Alfonso María de Borbón y Borbón (1866-1934), een obscuur lid van de Spaanse koninklijke familie, zal wel de persoon zijn met de meeste voornamen aller tijden.
Hij heette voluit:
Alfonso María Isabel Francisco Eugenio Gabriel Pedro Sebastián Pelayo Fernando Francisco de Paula Pio Miguel Rafael Juan José Joaquin Ana Zacarias Elisabeth Simeón Tereso Pedro Pablo Tadeo Santiago Simon Lucas Juan Mateo Andrés Bartolomé Ambrosio Geronimo Agustín Bernardo Candido Gerardo Luis-Gonzaga Filomeno Camilo Cayetano Andrés-Avelino Bruno Joaquín-Picolimini Felipe Luis-Rey-de-Francia Ricardo Esteban-Protomártir Genaro Nicolás Estanislao-de-Koska Lorenzo Vicente Crisostomo Cristano Dario Ignacio Francisco-Javier Francisco-de-Borja Higona Clemente Esteban-de-Hungría Ladislado Enrique Ildefonso Hermenegildo Carlos-Borromeo Eduardo Francisco-Régis Vicente-Ferrer Pascual Miguel-de-los-Santos Adriano Venancio Valentin Benito José-Oriol Domingo Florencio Alfacio Benére Domingo-de-Silos Ramón Isidro Manuel Antonio Todos-los-Santos
Dat zijn 106 namen. Zelfs als we de vele dubbele namen steeds maar als één tellen, komen we uit op een indrukwekkende 88.

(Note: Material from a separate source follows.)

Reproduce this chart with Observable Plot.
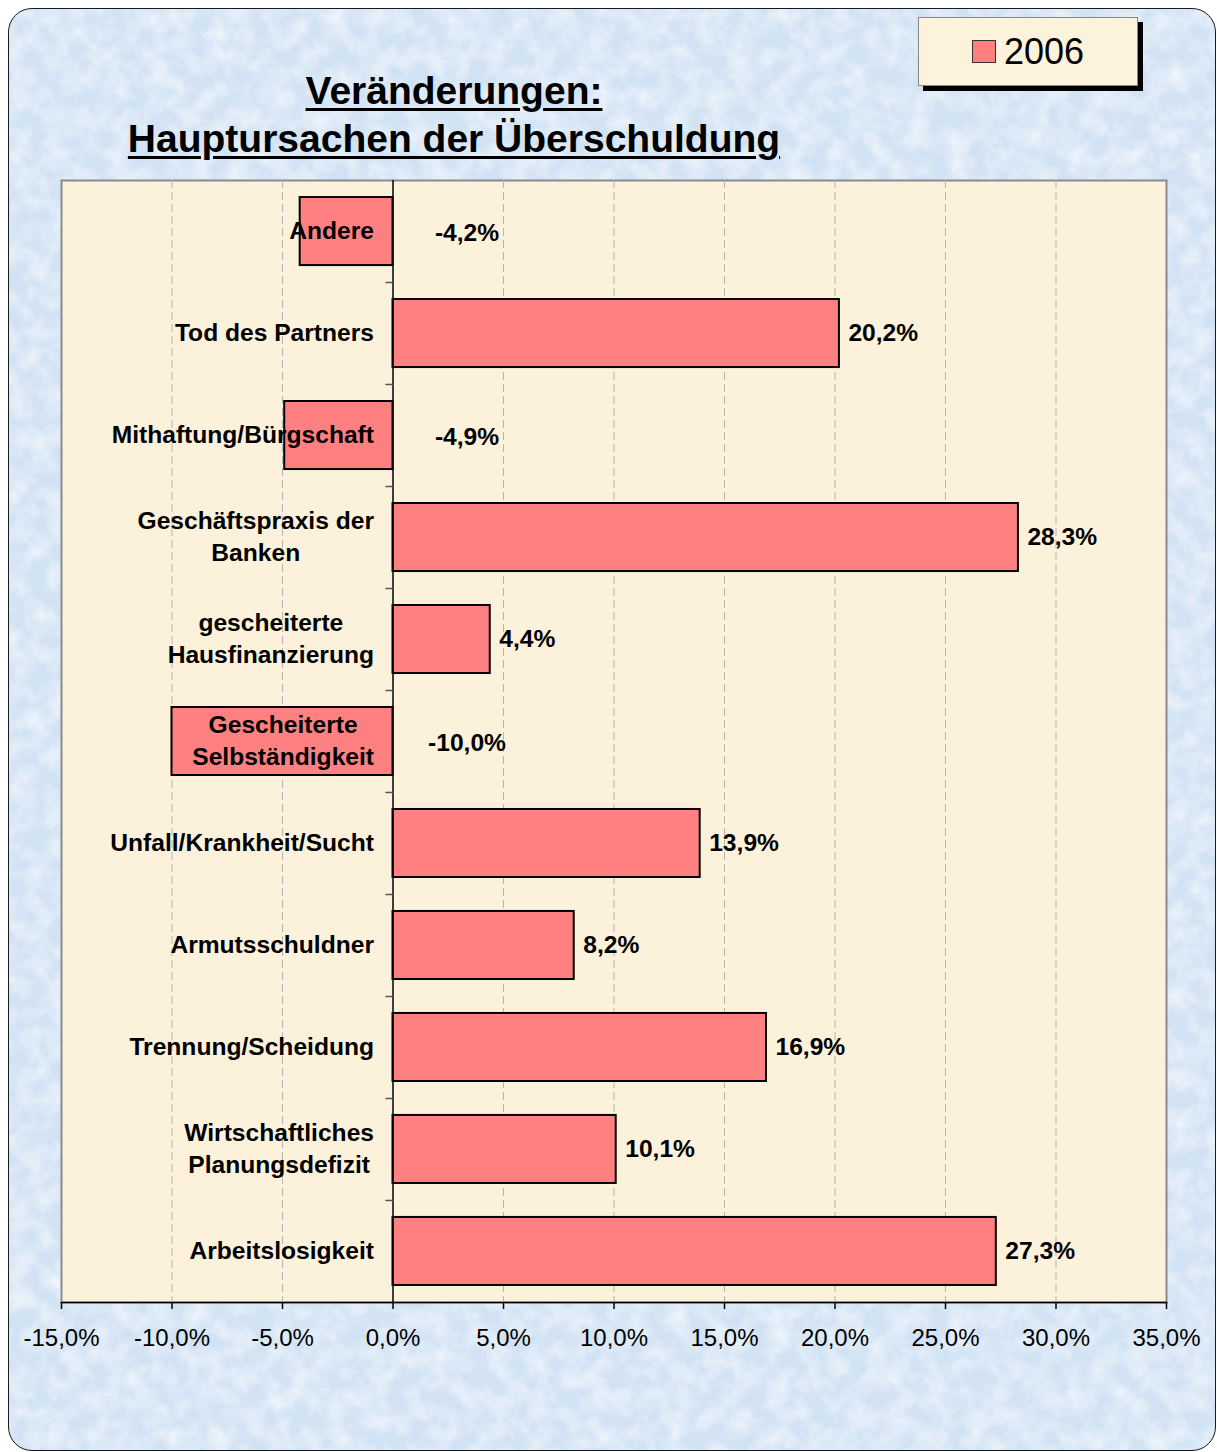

De gewoonte kinderen te vernoemen naar heiligen nam bij het Spaanse koningshuis in de negentiende eeuw extreme vormen aan, met Alfonso als toppunt. Hij was zo ongeveer naar de hele heiligenkalender vernoemd.
Alfonso’s ouders gingen zelfs zover gelijknamige heiligen apart te vernoemen. Zo heette hij vijf keer Francisco (naar Franciscus van Assisi, Franciscus van Paola, Franciscus Xaverius, Franciscus Borgia en Johannes Franciscus Régis), Esteban-Protomártir (Stefanus de Eerste Martelaar) en Esteban-de-Hungría (Stefanus van Hongarije), Luis-Gonzaga (Lodewijk van Gonzaga) en Luis-Rey-de-Francia (Lodewijk Koning van Frankrijk). Ook verschillende andere namen komen meermaals voor.
En alsof dat nog niet genoeg was, werd zijn namenreeks afgesloten met Todos-los-Santos: alle heiligen.